--- Given data ---

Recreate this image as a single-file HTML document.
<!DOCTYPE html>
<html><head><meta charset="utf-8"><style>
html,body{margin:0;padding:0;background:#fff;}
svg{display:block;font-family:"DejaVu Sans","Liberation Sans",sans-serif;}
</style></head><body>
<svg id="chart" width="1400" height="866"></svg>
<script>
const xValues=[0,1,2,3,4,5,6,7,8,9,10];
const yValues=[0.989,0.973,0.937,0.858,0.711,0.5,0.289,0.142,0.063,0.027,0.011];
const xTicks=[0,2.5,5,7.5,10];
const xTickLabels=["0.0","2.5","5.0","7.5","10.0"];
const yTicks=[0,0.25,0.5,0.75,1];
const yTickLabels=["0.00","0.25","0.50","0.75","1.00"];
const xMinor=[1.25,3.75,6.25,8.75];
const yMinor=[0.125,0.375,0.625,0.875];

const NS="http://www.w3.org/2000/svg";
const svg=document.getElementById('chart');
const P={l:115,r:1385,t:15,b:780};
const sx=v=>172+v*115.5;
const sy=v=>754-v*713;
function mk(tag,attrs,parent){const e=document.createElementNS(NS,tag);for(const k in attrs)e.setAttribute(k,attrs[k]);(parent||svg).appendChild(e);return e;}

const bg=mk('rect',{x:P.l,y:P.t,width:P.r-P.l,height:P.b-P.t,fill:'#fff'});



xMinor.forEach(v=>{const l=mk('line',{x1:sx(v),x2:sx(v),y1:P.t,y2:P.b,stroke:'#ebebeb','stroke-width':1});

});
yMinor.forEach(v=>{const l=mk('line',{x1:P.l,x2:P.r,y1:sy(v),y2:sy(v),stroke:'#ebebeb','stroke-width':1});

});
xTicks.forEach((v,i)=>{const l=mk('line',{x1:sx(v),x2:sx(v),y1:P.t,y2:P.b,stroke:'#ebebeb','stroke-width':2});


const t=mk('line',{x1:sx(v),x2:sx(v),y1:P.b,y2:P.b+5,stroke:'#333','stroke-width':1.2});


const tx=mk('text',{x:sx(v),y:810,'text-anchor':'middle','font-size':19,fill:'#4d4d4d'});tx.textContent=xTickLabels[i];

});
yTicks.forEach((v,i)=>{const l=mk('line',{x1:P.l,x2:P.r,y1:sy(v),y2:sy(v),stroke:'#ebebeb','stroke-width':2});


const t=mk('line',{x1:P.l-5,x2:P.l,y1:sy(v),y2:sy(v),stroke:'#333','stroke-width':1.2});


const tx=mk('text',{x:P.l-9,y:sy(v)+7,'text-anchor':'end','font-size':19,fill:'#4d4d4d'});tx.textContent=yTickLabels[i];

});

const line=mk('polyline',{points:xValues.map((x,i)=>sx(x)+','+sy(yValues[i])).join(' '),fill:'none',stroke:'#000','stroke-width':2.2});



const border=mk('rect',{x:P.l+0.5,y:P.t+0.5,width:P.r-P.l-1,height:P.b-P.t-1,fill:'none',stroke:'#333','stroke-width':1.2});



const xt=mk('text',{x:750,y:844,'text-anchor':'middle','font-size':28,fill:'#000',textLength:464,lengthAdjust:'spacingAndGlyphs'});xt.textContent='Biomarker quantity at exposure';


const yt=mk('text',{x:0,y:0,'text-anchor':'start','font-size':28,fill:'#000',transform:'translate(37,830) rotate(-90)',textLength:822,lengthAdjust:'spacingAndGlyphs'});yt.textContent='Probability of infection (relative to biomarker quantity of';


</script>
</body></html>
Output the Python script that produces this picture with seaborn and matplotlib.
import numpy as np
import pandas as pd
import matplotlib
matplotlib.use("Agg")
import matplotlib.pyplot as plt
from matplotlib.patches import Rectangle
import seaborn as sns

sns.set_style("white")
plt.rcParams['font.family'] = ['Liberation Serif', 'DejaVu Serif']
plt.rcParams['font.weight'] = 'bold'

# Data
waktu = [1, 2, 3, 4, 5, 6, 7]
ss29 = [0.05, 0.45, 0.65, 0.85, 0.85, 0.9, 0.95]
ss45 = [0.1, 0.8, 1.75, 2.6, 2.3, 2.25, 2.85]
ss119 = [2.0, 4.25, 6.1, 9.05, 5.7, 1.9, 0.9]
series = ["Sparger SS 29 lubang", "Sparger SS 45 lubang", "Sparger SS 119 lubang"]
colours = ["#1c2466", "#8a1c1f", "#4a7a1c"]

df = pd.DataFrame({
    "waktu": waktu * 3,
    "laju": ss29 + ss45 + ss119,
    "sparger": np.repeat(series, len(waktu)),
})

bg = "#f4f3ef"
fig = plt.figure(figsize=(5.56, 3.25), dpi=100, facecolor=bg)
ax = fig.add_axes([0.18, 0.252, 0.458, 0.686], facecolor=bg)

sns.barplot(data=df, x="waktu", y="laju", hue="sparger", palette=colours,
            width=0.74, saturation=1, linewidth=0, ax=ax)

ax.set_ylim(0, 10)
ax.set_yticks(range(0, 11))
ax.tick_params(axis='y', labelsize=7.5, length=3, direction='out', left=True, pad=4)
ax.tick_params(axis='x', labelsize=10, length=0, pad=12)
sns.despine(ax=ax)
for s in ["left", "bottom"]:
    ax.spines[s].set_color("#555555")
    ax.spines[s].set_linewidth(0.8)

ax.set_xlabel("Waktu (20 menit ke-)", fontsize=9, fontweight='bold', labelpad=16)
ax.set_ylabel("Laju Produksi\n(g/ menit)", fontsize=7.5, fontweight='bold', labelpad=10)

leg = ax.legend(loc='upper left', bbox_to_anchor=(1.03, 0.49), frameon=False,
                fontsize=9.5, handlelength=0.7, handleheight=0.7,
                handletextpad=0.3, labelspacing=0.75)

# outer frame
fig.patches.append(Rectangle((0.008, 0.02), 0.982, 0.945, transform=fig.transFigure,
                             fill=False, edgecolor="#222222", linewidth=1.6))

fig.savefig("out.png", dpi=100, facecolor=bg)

---

Job — Please reproduce each record precisely as written.

Worked solution —
Recreate this image as a single-file HTML document.
<!DOCTYPE html>
<html><head><meta charset="utf-8"><style>
html,body{margin:0;padding:0;background:#fff;}
svg{display:block;font-family:"DejaVu Sans","Liberation Sans",sans-serif;}
</style></head><body>
<svg id="chart" width="1400" height="866"></svg>
<script>
const xValues=[0,1,2,3,4,5,6,7,8,9,10];
const yValues=[0.989,0.973,0.937,0.858,0.711,0.5,0.289,0.142,0.063,0.027,0.011];
const xTicks=[0,2.5,5,7.5,10];
const xTickLabels=["0.0","2.5","5.0","7.5","10.0"];
const yTicks=[0,0.25,0.5,0.75,1];
const yTickLabels=["0.00","0.25","0.50","0.75","1.00"];
const xMinor=[1.25,3.75,6.25,8.75];
const yMinor=[0.125,0.375,0.625,0.875];

const NS="http://www.w3.org/2000/svg";
const svg=document.getElementById('chart');
const P={l:115,r:1385,t:15,b:780};
const sx=v=>172+v*115.5;
const sy=v=>754-v*713;
function mk(tag,attrs,parent){const e=document.createElementNS(NS,tag);for(const k in attrs)e.setAttribute(k,attrs[k]);(parent||svg).appendChild(e);return e;}

const bg=mk('rect',{x:P.l,y:P.t,width:P.r-P.l,height:P.b-P.t,fill:'#fff'});



xMinor.forEach(v=>{const l=mk('line',{x1:sx(v),x2:sx(v),y1:P.t,y2:P.b,stroke:'#ebebeb','stroke-width':1});

});
yMinor.forEach(v=>{const l=mk('line',{x1:P.l,x2:P.r,y1:sy(v),y2:sy(v),stroke:'#ebebeb','stroke-width':1});

});
xTicks.forEach((v,i)=>{const l=mk('line',{x1:sx(v),x2:sx(v),y1:P.t,y2:P.b,stroke:'#ebebeb','stroke-width':2});


const t=mk('line',{x1:sx(v),x2:sx(v),y1:P.b,y2:P.b+5,stroke:'#333','stroke-width':1.2});


const tx=mk('text',{x:sx(v),y:810,'text-anchor':'middle','font-size':19,fill:'#4d4d4d'});tx.textContent=xTickLabels[i];

});
yTicks.forEach((v,i)=>{const l=mk('line',{x1:P.l,x2:P.r,y1:sy(v),y2:sy(v),stroke:'#ebebeb','stroke-width':2});


const t=mk('line',{x1:P.l-5,x2:P.l,y1:sy(v),y2:sy(v),stroke:'#333','stroke-width':1.2});


const tx=mk('text',{x:P.l-9,y:sy(v)+7,'text-anchor':'end','font-size':19,fill:'#4d4d4d'});tx.textContent=yTickLabels[i];

});

const line=mk('polyline',{points:xValues.map((x,i)=>sx(x)+','+sy(yValues[i])).join(' '),fill:'none',stroke:'#000','stroke-width':2.2});



const border=mk('rect',{x:P.l+0.5,y:P.t+0.5,width:P.r-P.l-1,height:P.b-P.t-1,fill:'none',stroke:'#333','stroke-width':1.2});



const xt=mk('text',{x:750,y:844,'text-anchor':'middle','font-size':28,fill:'#000',textLength:464,lengthAdjust:'spacingAndGlyphs'});xt.textContent='Biomarker quantity at exposure';


const yt=mk('text',{x:0,y:0,'text-anchor':'start','font-size':28,fill:'#000',transform:'translate(37,830) rotate(-90)',textLength:822,lengthAdjust:'spacingAndGlyphs'});yt.textContent='Probability of infection (relative to biomarker quantity of';


</script>
</body></html>
Output the Python script that produces this picture with seaborn and matplotlib.
import numpy as np
import pandas as pd
import matplotlib
matplotlib.use("Agg")
import matplotlib.pyplot as plt
from matplotlib.patches import Rectangle
import seaborn as sns

sns.set_style("white")
plt.rcParams['font.family'] = ['Liberation Serif', 'DejaVu Serif']
plt.rcParams['font.weight'] = 'bold'

# Data
waktu = [1, 2, 3, 4, 5, 6, 7]
ss29 = [0.05, 0.45, 0.65, 0.85, 0.85, 0.9, 0.95]
ss45 = [0.1, 0.8, 1.75, 2.6, 2.3, 2.25, 2.85]
ss119 = [2.0, 4.25, 6.1, 9.05, 5.7, 1.9, 0.9]
series = ["Sparger SS 29 lubang", "Sparger SS 45 lubang", "Sparger SS 119 lubang"]
colours = ["#1c2466", "#8a1c1f", "#4a7a1c"]

df = pd.DataFrame({
    "waktu": waktu * 3,
    "laju": ss29 + ss45 + ss119,
    "sparger": np.repeat(series, len(waktu)),
})

bg = "#f4f3ef"
fig = plt.figure(figsize=(5.56, 3.25), dpi=100, facecolor=bg)
ax = fig.add_axes([0.18, 0.252, 0.458, 0.686], facecolor=bg)

sns.barplot(data=df, x="waktu", y="laju", hue="sparger", palette=colours,
            width=0.74, saturation=1, linewidth=0, ax=ax)

ax.set_ylim(0, 10)
ax.set_yticks(range(0, 11))
ax.tick_params(axis='y', labelsize=7.5, length=3, direction='out', left=True, pad=4)
ax.tick_params(axis='x', labelsize=10, length=0, pad=12)
sns.despine(ax=ax)
for s in ["left", "bottom"]:
    ax.spines[s].set_color("#555555")
    ax.spines[s].set_linewidth(0.8)

ax.set_xlabel("Waktu (20 menit ke-)", fontsize=9, fontweight='bold', labelpad=16)
ax.set_ylabel("Laju Produksi\n(g/ menit)", fontsize=7.5, fontweight='bold', labelpad=10)

leg = ax.legend(loc='upper left', bbox_to_anchor=(1.03, 0.49), frameon=False,
                fontsize=9.5, handlelength=0.7, handleheight=0.7,
                handletextpad=0.3, labelspacing=0.75)

# outer frame
fig.patches.append(Rectangle((0.008, 0.02), 0.982, 0.945, transform=fig.transFigure,
                             fill=False, edgecolor="#222222", linewidth=1.6))

fig.savefig("out.png", dpi=100, facecolor=bg)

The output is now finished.